This is what really sets 'em off now
http://koyamapress.com/projects/a-childrens-book-of-demons/
But a bloody crucifix? fine.
Image number 2 will swear anybody off a Peter Gabriel video for sure, big time. I wonder if design was based loosely on imagery from that music video...
#3 looks like a generic elf on crack, big deal.
#4 is a garbage pail kid, so what.
My guess is that the people upset by that book might believe that silliness trivializes what's scary. Given none of the images correlate to known demons' visages, I fail to see where the big problem is. I'd still find something more appropriate for children, and electronic mediums for virtual coloring are easier to reset and redo than an eraser, as well as being better for the environment long-term as I doubt that book can be recycled and pencils/crayons replenishing themselves.
I doubt their hairstyle or lack thereof had anything to with being mauled to death. The bears were very likely with cubs and that's when the territorial issue really steps in. That's far more likely than some of what that link's passage was
suggesting. Especially in lieu of allegation of "baldhead", remembering also that the original texts were translated to English (case in point, and viewer discretion is advised: Ezekiel 23:20 (among others) has a few fun and occasionally inconsistent translations (some more radically different than others), arguably due to relative prudeness and/or intent of said translator of the time, which is also my own contextless claim and at least for that particular passage, numerous of the 20+ English translations are sufficiently similar, apart from the 1599 Geneva Bible edition (the newer ones are a bit more, as they say, "kinky") but I'm not going to compare every last passage in every last edition to see which one's the most different in scope); the only thing mentioned are people told to go to a place where bears mauled them to death. But I might use supposition and state the victims were male, what with male pattern baldness being an old trend back then too.

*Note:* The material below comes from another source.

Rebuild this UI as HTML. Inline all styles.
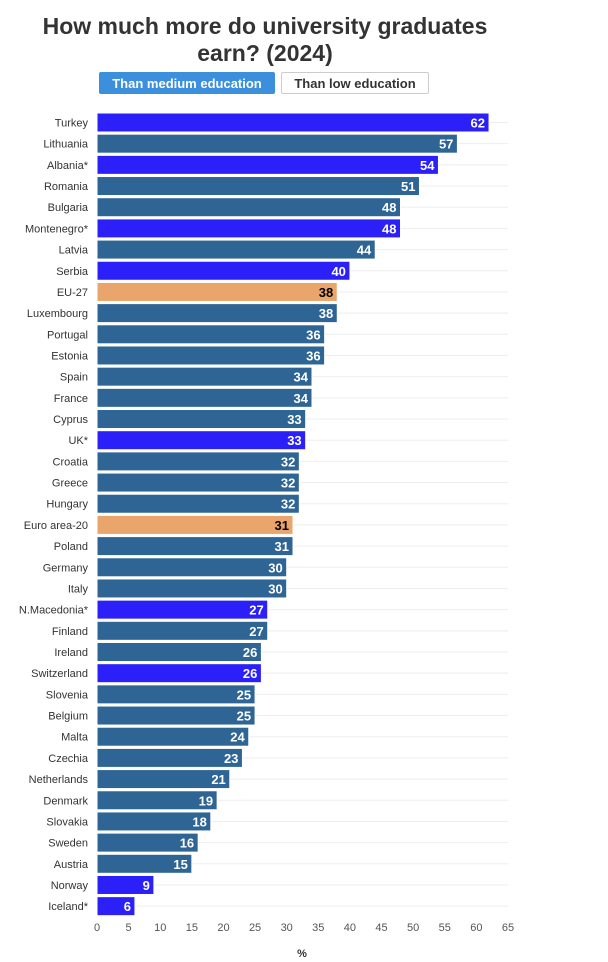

The New Testament, however, has been said multiple times as rendering the Old one moot and it's not like the Old Testament was entirely consistent to begin with. And it all only gets more complex and convoluted from there, and there are plenty of tangents I won't mention since they're too far away from the main topic. Current news outlets, for some, already covered the surface of those within the last several months anyway.